Show chairman Andrew Ingram, who runs the Tree Barn in Christmas Common, said: “It went very well. Rain was being predicted after lunchtime, which is exactly what happened, but the morning was beautiful and it brought lots of people out. I don’t think they were too worried by the forecasts.

“As usual, there was lots going on and we’ve received a lot of positive feedback. There’s always plenty to do — I would defy anyone not to find at least two or three hours’ worth of activities they’ll enjoy, whether it’s looking at the entries in the produce section, watching the action in the arenas or grinding wheat and doing quizzes on farming.

“The scurry racing was extremely well received but we’re not complacent and will try to come up with some even more eye-catching ideas next year.

“The public love these competitive pursuits and it was exciting to watch these riders going hell for leather despite the rain and mud.

“Last year’s weather was an absolute shocker but early indications from our treasurer suggest we’ve done much better this time.
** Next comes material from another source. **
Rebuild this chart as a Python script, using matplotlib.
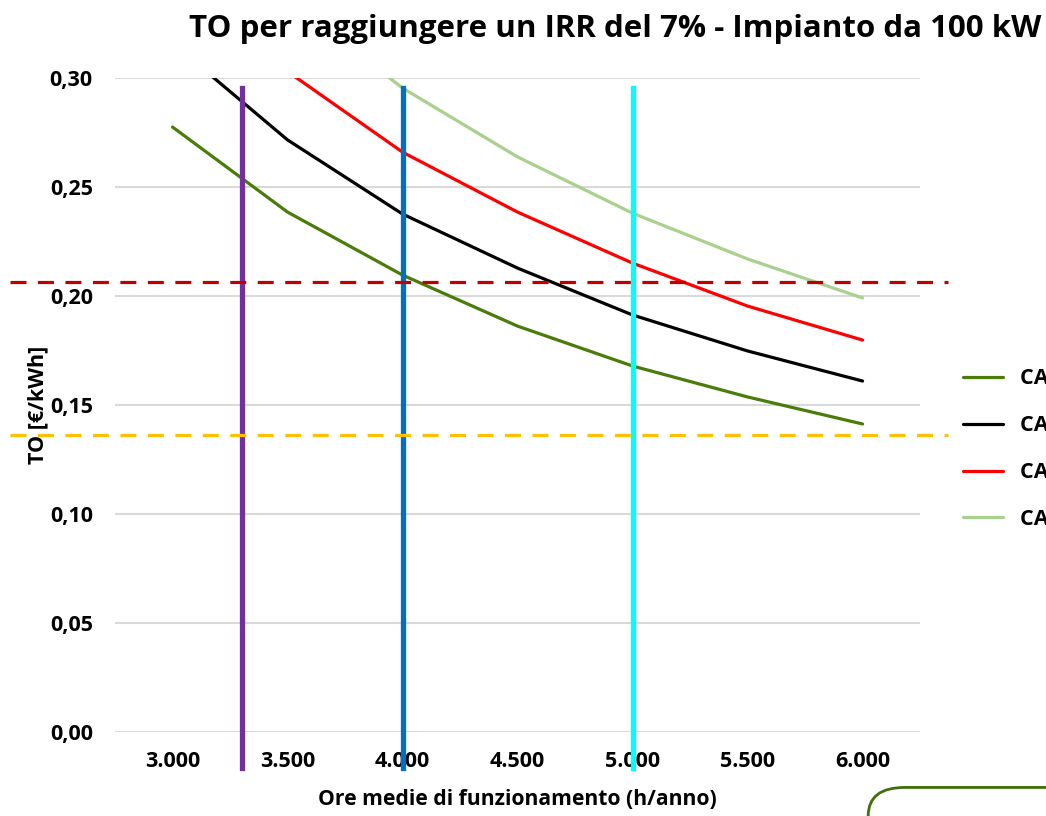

Having previously experienced a total washout, there was a shared feeling of immense relief that the sun was shining when we woke up.

“Our president did a fantastic job of giving out the prizes in the main arena during the grand parade. The heavens opened and he got absolutely soaked from head to toe but he stuck it out.”

Mr Ingram, who was previously chairman from 1990 until 2001, stepped back into the role on a three-year basis in 2015 but he said: “I strongly suspect that I’ll still be around next year.

“I really enjoy it because we have a superb committee and an excellent show manager in Jo Taylor. She’s one of only two professionals who run it, alongside our showground contractor John Williams. Everyone else is a volunteer and they freely give an extraordinary amount of their time.”